City Commission to Adopt Invocation Policy, Appoint Official Chaplain
Last updated 8/13/2020 at 10am
The city's unofficial chaplain, Dr. James Moyer, is likely to become the city's official chaplain Aug. 18, two weeks after a firestorm erupted when the Lake Wales city clerk invited a representative of the Atheist Community of Polk County to give the invocation to open the city commission meeting.
Since 2009, Moyer, a retired minister of higher education and chaplain for the Polk County Sheriff's Office, has been the primary person offering invocations at Lake Wales City Commission meetings. In his absence the mayor or a commissioner filled in.

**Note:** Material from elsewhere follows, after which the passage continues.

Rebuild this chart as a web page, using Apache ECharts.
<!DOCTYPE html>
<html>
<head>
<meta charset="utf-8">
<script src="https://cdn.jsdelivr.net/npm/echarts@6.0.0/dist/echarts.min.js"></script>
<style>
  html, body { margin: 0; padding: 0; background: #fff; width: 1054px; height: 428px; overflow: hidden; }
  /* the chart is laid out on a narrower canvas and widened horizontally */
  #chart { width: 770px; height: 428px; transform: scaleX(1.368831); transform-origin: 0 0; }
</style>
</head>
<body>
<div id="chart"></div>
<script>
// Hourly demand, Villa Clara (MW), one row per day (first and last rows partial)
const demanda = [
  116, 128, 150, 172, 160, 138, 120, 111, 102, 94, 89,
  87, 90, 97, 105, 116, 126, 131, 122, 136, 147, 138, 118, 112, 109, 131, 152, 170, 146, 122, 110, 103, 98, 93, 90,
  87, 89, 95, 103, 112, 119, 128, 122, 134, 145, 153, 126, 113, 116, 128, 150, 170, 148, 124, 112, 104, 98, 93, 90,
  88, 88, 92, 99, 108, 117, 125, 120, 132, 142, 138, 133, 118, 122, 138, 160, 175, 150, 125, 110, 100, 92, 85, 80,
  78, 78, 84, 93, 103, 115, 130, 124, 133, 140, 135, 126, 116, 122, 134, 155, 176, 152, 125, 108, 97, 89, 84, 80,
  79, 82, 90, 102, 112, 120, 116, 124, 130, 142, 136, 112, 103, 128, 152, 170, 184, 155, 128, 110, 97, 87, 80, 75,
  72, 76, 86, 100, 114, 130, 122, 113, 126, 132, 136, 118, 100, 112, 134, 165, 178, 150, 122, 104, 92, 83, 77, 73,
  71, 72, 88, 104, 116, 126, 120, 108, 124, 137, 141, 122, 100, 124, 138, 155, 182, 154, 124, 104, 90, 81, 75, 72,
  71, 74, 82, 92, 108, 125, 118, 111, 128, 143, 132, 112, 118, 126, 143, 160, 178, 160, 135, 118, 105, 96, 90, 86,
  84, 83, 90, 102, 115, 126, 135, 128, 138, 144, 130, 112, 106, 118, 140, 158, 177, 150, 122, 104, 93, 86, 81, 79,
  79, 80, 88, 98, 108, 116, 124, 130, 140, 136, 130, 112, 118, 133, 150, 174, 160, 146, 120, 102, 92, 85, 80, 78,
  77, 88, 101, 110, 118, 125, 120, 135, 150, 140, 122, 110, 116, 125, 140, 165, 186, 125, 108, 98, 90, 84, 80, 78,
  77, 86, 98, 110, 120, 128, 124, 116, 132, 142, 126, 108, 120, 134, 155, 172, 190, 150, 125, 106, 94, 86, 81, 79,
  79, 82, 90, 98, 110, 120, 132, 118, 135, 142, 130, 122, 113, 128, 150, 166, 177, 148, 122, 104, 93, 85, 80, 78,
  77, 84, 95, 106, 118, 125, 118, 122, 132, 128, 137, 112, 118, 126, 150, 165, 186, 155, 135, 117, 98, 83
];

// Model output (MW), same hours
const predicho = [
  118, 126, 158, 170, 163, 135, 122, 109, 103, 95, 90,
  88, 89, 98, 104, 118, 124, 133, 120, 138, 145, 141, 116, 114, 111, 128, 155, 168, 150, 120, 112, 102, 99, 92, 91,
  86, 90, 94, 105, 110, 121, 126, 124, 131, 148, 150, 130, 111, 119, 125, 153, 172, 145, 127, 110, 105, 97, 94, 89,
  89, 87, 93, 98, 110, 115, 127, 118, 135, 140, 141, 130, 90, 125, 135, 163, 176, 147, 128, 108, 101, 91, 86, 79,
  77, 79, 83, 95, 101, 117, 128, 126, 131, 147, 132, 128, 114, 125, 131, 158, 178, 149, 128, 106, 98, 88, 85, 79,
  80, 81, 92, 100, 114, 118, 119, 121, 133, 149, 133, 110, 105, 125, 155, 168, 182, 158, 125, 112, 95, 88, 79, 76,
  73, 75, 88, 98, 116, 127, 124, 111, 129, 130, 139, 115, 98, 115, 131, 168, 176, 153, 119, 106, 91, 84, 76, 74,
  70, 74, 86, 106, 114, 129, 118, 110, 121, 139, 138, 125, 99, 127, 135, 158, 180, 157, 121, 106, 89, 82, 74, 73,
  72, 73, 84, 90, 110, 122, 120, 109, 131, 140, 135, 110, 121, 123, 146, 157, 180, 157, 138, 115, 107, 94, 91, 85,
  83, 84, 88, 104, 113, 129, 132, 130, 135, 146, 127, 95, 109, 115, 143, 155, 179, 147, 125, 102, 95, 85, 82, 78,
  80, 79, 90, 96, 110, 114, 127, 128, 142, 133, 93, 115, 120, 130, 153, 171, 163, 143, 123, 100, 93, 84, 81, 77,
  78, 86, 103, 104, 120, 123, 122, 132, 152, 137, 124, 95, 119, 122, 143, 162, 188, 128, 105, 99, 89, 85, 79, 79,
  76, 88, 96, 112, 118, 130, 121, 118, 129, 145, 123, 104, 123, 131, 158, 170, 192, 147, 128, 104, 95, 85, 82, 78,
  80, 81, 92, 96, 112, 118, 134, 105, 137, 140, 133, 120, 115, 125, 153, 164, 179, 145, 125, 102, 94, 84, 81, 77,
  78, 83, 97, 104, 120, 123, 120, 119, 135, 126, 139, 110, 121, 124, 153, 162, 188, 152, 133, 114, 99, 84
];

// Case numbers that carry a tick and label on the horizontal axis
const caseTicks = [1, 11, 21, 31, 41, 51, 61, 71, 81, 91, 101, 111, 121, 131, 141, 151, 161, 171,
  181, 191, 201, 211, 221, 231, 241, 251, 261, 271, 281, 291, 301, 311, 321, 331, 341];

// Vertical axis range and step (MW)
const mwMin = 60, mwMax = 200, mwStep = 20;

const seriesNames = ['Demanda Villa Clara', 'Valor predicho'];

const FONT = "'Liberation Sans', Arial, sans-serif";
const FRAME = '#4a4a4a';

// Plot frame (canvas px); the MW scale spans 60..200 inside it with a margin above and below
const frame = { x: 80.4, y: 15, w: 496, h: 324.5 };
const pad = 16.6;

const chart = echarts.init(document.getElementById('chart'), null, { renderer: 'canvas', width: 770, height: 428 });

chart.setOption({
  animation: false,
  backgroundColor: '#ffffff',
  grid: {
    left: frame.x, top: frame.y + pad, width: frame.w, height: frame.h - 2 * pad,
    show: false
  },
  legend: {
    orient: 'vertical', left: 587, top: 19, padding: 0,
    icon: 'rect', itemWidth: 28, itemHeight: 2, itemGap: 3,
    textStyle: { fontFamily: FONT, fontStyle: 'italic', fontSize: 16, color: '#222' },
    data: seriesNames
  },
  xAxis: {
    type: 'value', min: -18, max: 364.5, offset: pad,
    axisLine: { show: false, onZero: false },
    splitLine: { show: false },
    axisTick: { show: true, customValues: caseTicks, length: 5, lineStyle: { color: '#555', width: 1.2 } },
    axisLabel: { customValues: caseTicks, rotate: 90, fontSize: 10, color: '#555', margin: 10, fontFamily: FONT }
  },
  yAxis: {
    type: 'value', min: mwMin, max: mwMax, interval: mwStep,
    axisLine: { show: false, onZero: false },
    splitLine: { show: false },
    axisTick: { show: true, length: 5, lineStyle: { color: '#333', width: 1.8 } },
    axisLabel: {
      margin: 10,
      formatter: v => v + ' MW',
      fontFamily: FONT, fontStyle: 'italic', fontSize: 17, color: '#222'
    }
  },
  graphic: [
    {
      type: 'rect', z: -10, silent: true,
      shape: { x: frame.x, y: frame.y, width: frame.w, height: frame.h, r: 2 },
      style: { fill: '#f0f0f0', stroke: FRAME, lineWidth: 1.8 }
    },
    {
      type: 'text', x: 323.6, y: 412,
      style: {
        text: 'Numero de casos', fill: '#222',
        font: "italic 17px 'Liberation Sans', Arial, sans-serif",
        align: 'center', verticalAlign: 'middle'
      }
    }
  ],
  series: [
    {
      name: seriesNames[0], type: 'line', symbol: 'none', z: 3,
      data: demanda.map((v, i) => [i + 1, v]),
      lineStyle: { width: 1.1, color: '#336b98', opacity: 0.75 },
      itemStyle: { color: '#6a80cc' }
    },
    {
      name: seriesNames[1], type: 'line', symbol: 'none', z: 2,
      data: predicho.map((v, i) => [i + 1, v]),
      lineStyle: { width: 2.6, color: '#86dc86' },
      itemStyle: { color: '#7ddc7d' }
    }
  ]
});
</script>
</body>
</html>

City Clerk Jennifer Nanek said she didn't have a legal basis for denying atheist Sarah Ray the opportunity to give the invocation Aug. 4. An official city policy will provide that basis in the future.

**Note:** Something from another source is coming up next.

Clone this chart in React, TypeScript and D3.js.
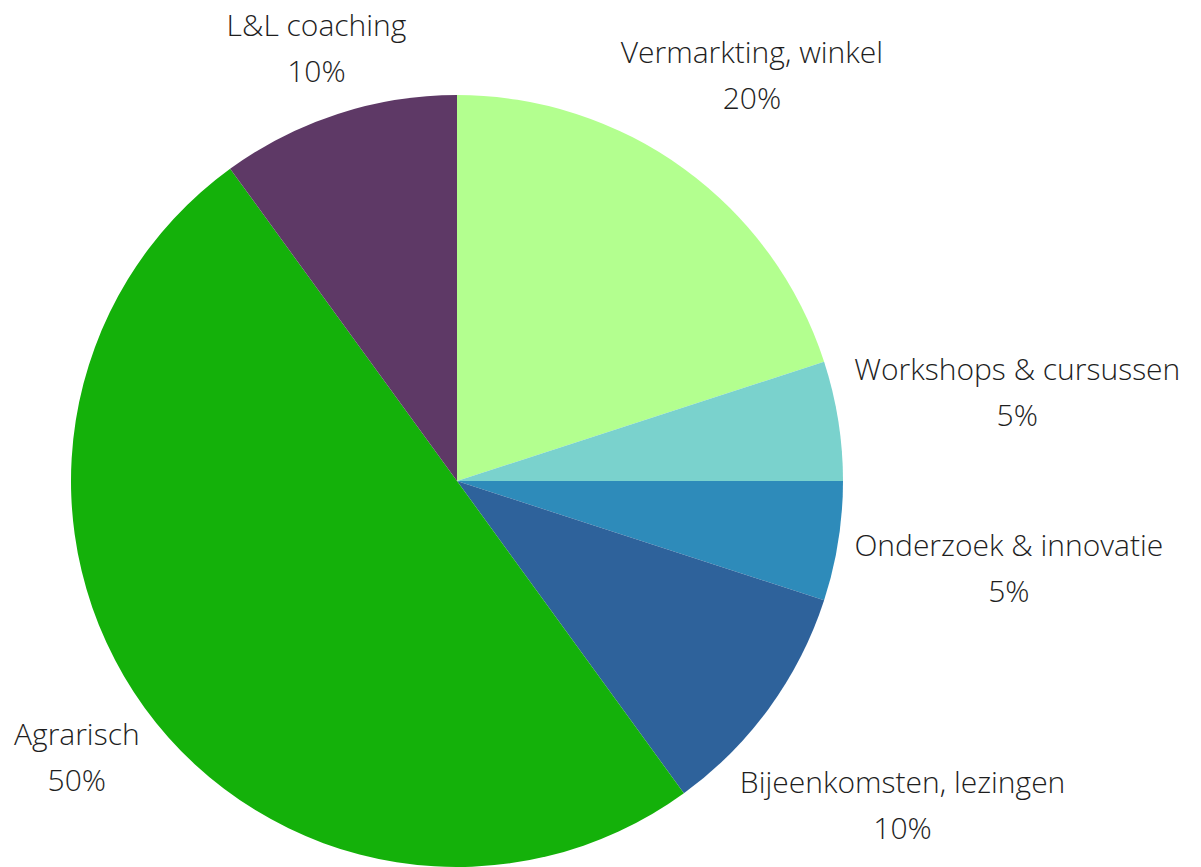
import React, { useEffect, useRef } from "react";
import * as d3 from "d3";

const categories = [
  "Vermarkting, winkel",
  "Workshops & cursussen",
  "Onderzoek & innovatie",
  "Bijeenkomsten, lezingen",
  "Agrarisch",
  "L&L coaching",
];
const values = [20, 5, 5, 10, 50, 10];
const colors = ["#b3ff8f", "#7ad2cd", "#2e8bba", "#2e629b", "#14b10a", "#5e3966"];

const W = 1201;
const H = 867;

export default function App() {
  const ref = useRef<SVGSVGElement>(null);

  useEffect(() => {
    const svg = d3.select(ref.current);
    svg.selectAll("*").remove();
    const cx = 457;
    const cy = 481;
    const r = 386;
    const g = svg.append("g").attr("transform", `translate(${cx},${cy})`);
    const data = categories.map((c, i) => ({ c, v: values[i], col: colors[i] }));
    const pie = d3.pie<any>().value((d) => d.v).sort(null);
    const arcs = pie(data);
    const arc = d3.arc<any>().innerRadius(0).outerRadius(r);

    g.selectAll("path")
      .data(arcs)
      .join("path")
      .attr("d", arc as any)
      .attr("fill", (d: any) => d.data.col);

    const fs = 30;
    const lineGap = 46;
    arcs.forEach((a: any) => {
      const mid = (a.startAngle + a.endAngle) / 2;
      const t = g
        .append("text")
        .attr("text-anchor", "middle")
        .attr("font-family", "'Open Sans', sans-serif")
        .attr("font-weight", 300)
        .attr("font-size", fs)
        .attr("fill", "#1e1e1e");
      t.append("tspan").attr("x", 0).attr("y", 0).text(a.data.c);
      t.append("tspan").attr("x", 0).attr("y", lineGap).text(`${a.data.v}%`);
      const bb = (t.node() as SVGTextElement).getBBox();
      const hw = bb.width / 2;
      const top = -0.72 * fs;
      const bottom = lineGap;
      const hh = (bottom - top) / 2;
      const bcy = (top + bottom) / 2;
      const s = Math.abs(Math.sin(mid));
      const c = Math.abs(Math.cos(mid));
      const pad = 6 + 9 * s;
      const dist = r + pad + s * hw + c * hh;
      const x = Math.sin(mid) * dist;
      const y = -Math.cos(mid) * dist - bcy;
      t.attr("transform", `translate(${x},${y})`);
    });
  }, []);

  return (
    <svg
      ref={ref}
      width={W}
      height={H}
      style={{ position: "absolute", left: 0, top: 0, background: "#fff" }}
    />
  );
}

City Attorney Chuck Galloway drafted a proposed resolution that would have put in place a system to invite Lake Wales area ministers to volunteer for a rotation to back up Moyer, but commissioners in a workshop session Aug. 12 said they preferred leaving things as they have been for more than 11 years. Galloway said he could draft a policy that he believed would hold up to a legal challenge.
Deputy Mayor Robin Gibson supported the current practice of commissioners asking the invocation in the absence of Dr. Moyer: "City commissioners are elected by the people. We don't get into the religious controversies by excluding some and including others. That just gets to be a morass."
Trying to defend a policy that rotated volunteer ministers would be "asking for unnecessary controversy," Gibson said. "This is all emotional sensitive stuff. Let's just make it simple like it has been or not do it all."
Mayor Eugene Fultz confirmed Moyer was willing to become official chaplain.
After the controversial invocation by Ray, several ministers and other people of faith criticized her and the city for allowing the invocation. Moyer, who said he watched the meeting online, followed up with a letter to the editor chastising the "faith leaders" for their remarks.
"Their words did not encourage the presenter to want to know more about Christ," Moyer wrote. "If anything, they reinforced why this person probably believes there is no God if that God is so hypocritically presented by His leaders.
"I also know that if I am to effect a change in someone, it's not by telling them how wrong they are, but by helping them to come to a realization that there is a faith way that supersedes the ways of a fallen world."
After the Aug. 4 meeting Ray emailed commissioners saying her invocation request was not meant to be "insidious or divisive."
"As stated in our organization's guiding Vision, we seek to live in a world 'where religious beliefs are no longer an excuse for bigotry and discrimination or given special treatment from the government.' As SCOTUS has affirmed, in invocations, we wish to see government either be inclusive of all viewpoints, change to a moment of silence, or simply have no invocation at all," Ray wrote, also sending commissioners a copy of the Davenport City Council invocation policy, which she described as "inclusive."
Commissioner Al Goldstein at the workshop tried to get clarification about how the decision to allow Ray to give the invocation was made and whether Mayor Eugene Fultz approved. He questioned Fultz's comment that he had been "blindsided" by the invocation.
"All of us were blindsided by this. I could not stop that person from speaking," Fultz responded. "I was notified ahead of you, probably a day or so. There was nothing you could do to stop that person from speaking unless you wanted litigation."
Fultz actually was notified in a July 24 email from the city clerk, a full week before commissioners received a link to the meeting agenda with mention that a "special guest" had volunteered to do the invocation. Fultz directed the city clerk in the future to notify all commissioners at the same time about upcoming issues.
The announcement that a self-described atheist and transgender woman would be delivering the invocation prompted heated comments on social media and about 30 people came to pray outside the city administration building while Ray spoke inside.
A subsequent VOICES column by Ray said for every 25 people, one will be an atheist, and a Sperling's Best Places report says 41.5 percent of Polk County residents are "religious." She said her organization seeks to raise awareness of nontheists living in Lake Wales, many who are afraid of people finding out.
Ray said her group also seeks "To share a differing worldview, so that our decision makers are better equipped to see more sides of the issues before them to address the needs of all – not solely from their own personal perspectives. To model positive atheism and humanism in civic engagement, working to correct the erroneous stereotypes and misconceptions that many have levied against us, simply for our lack of a god belief."